EXERCISE DIRECTIONS:
Begin with the first line of the material and write out each line exactly, ending with the line that contains "r_women = p.line(years, women, line_color=NAVY, line_width=3)". Pictures are not part of the copy.

RAW DATA:
──────────────────────────────

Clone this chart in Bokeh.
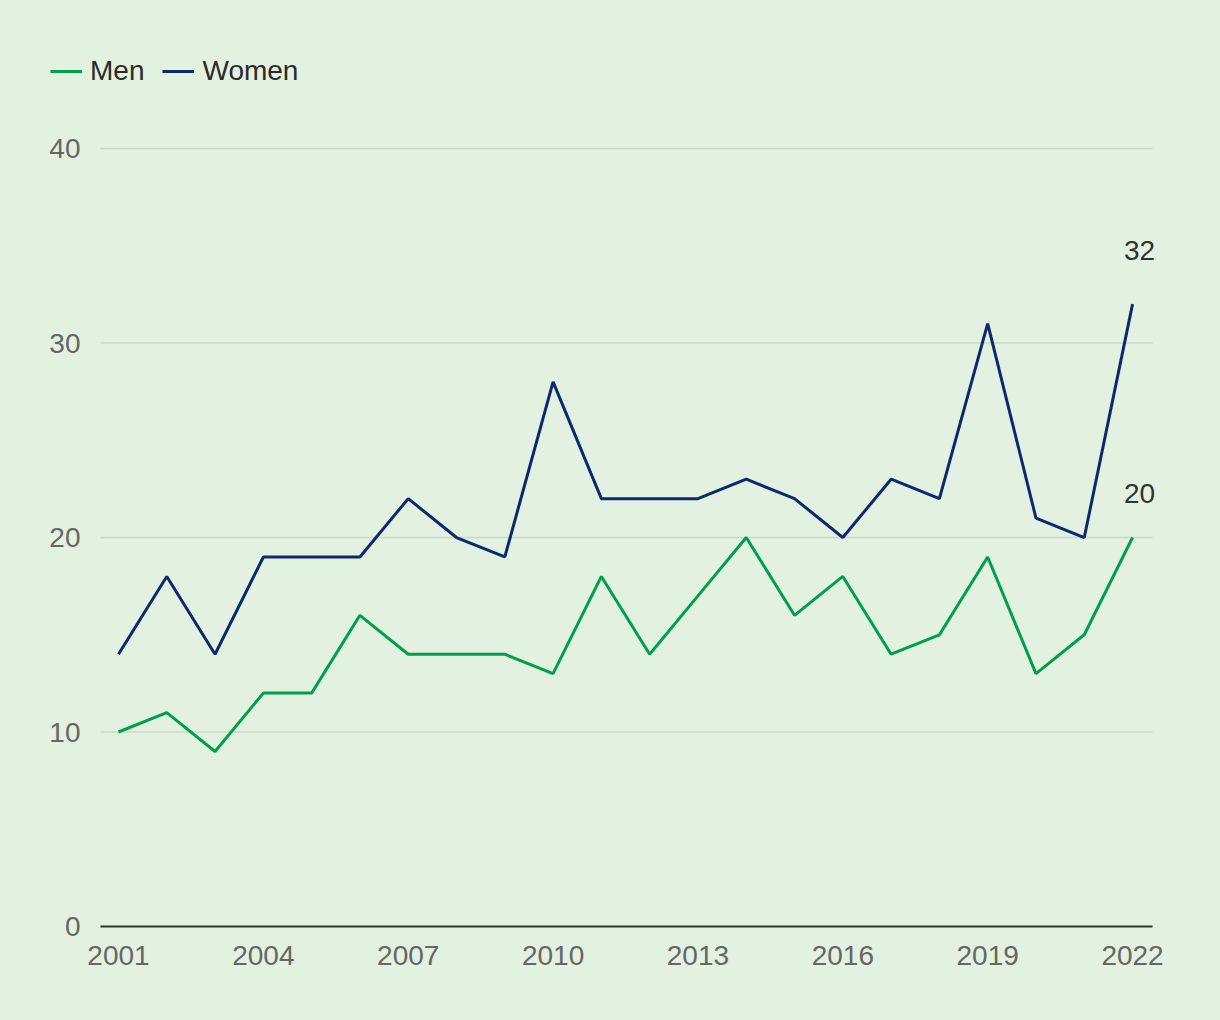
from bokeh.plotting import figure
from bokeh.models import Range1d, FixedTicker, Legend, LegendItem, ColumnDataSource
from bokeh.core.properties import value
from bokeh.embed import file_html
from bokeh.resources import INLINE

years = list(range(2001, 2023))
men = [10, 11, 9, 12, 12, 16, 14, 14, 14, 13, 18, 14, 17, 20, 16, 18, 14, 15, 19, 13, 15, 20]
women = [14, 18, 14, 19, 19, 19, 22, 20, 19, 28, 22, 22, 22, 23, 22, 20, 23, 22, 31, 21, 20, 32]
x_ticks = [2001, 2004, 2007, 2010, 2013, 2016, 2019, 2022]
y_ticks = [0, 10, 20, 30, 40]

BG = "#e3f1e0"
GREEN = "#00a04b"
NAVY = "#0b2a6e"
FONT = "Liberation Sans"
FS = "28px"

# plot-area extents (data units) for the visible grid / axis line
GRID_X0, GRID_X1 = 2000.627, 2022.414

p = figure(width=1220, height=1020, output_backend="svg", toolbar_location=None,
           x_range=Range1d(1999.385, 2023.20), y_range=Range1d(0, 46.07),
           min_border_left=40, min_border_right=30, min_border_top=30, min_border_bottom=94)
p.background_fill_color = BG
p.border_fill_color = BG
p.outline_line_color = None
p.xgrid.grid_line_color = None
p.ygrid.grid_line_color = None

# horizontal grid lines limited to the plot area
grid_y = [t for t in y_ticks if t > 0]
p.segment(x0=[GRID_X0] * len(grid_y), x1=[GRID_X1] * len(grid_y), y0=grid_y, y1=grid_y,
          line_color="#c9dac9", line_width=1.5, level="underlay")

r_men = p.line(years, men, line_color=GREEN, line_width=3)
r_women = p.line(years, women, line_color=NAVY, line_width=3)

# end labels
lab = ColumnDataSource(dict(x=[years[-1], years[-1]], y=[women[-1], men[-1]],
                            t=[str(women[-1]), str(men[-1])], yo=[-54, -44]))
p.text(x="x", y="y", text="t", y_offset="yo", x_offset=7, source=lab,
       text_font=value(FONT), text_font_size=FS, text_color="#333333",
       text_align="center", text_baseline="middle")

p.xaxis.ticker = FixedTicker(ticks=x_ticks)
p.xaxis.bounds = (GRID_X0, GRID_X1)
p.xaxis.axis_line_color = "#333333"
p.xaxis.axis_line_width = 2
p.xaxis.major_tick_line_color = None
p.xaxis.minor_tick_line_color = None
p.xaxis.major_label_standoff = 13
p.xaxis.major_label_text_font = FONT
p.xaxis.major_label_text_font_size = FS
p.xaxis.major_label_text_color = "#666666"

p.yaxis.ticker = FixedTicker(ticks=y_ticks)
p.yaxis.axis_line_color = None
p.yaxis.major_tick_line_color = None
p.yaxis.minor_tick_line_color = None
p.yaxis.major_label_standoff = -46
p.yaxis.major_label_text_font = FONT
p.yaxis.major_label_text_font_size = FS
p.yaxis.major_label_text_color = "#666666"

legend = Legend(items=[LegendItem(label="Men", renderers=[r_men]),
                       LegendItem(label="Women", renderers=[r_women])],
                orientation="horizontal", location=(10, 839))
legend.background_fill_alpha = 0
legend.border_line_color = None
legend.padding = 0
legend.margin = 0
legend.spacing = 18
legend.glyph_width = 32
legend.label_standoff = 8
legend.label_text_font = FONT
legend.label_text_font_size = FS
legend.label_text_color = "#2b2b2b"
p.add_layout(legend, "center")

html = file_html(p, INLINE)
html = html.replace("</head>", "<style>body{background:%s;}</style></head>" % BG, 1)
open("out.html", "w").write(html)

──────────────────────────────

TASK RESULT:
Clone this chart in Bokeh.
from bokeh.plotting import figure
from bokeh.models import Range1d, FixedTicker, Legend, LegendItem, ColumnDataSource
from bokeh.core.properties import value
from bokeh.embed import file_html
from bokeh.resources import INLINE

years = list(range(2001, 2023))
men = [10, 11, 9, 12, 12, 16, 14, 14, 14, 13, 18, 14, 17, 20, 16, 18, 14, 15, 19, 13, 15, 20]
women = [14, 18, 14, 19, 19, 19, 22, 20, 19, 28, 22, 22, 22, 23, 22, 20, 23, 22, 31, 21, 20, 32]
x_ticks = [2001, 2004, 2007, 2010, 2013, 2016, 2019, 2022]
y_ticks = [0, 10, 20, 30, 40]

BG = "#e3f1e0"
GREEN = "#00a04b"
NAVY = "#0b2a6e"
FONT = "Liberation Sans"
FS = "28px"

# plot-area extents (data units) for the visible grid / axis line
GRID_X0, GRID_X1 = 2000.627, 2022.414

p = figure(width=1220, height=1020, output_backend="svg", toolbar_location=None,
           x_range=Range1d(1999.385, 2023.20), y_range=Range1d(0, 46.07),
           min_border_left=40, min_border_right=30, min_border_top=30, min_border_bottom=94)
p.background_fill_color = BG
p.border_fill_color = BG
p.outline_line_color = None
p.xgrid.grid_line_color = None
p.ygrid.grid_line_color = None

# horizontal grid lines limited to the plot area
grid_y = [t for t in y_ticks if t > 0]
p.segment(x0=[GRID_X0] * len(grid_y), x1=[GRID_X1] * len(grid_y), y0=grid_y, y1=grid_y,
          line_color="#c9dac9", line_width=1.5, level="underlay")

r_men = p.line(years, men, line_color=GREEN, line_width=3)
r_women = p.line(years, women, line_color=NAVY, line_width=3)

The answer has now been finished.